-- Begin Data --
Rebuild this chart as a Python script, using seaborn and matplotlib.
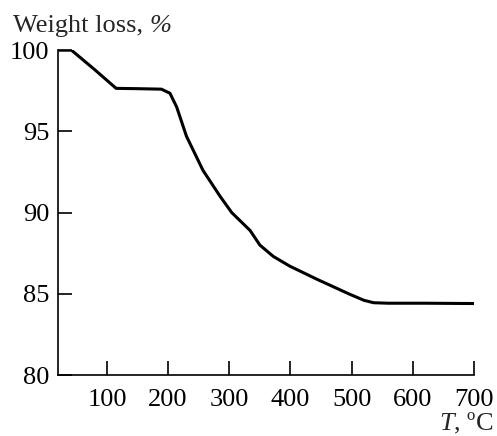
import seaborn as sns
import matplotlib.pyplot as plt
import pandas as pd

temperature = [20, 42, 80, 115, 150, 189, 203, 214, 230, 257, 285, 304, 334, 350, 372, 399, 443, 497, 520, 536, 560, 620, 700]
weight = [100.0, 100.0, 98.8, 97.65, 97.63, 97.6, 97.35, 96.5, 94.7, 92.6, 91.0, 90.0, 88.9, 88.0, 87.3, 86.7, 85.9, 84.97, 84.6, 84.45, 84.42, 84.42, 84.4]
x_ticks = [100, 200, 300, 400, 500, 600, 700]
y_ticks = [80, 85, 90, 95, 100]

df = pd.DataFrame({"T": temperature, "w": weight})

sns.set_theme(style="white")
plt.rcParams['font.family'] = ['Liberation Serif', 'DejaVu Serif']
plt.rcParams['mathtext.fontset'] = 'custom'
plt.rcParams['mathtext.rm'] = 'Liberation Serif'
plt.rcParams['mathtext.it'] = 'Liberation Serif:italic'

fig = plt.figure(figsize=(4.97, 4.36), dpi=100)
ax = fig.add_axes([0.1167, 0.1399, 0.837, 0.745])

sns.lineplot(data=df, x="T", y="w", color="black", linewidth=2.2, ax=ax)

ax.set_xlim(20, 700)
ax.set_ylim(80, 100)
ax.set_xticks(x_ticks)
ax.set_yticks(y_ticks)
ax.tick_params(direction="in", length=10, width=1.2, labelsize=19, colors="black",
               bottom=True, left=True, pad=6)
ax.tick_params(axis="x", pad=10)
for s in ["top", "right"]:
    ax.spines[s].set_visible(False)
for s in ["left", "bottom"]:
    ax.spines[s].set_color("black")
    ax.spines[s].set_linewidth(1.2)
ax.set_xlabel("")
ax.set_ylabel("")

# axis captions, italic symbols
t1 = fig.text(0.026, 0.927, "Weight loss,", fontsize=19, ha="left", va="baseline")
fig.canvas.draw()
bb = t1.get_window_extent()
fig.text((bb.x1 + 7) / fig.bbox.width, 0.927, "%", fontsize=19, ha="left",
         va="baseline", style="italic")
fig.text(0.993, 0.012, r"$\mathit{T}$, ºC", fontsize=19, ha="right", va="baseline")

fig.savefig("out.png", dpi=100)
-- End Data --
Requirement:
Going over the lines above, work out how many include "matplotlib", then give only that number.

Solution for this task:
2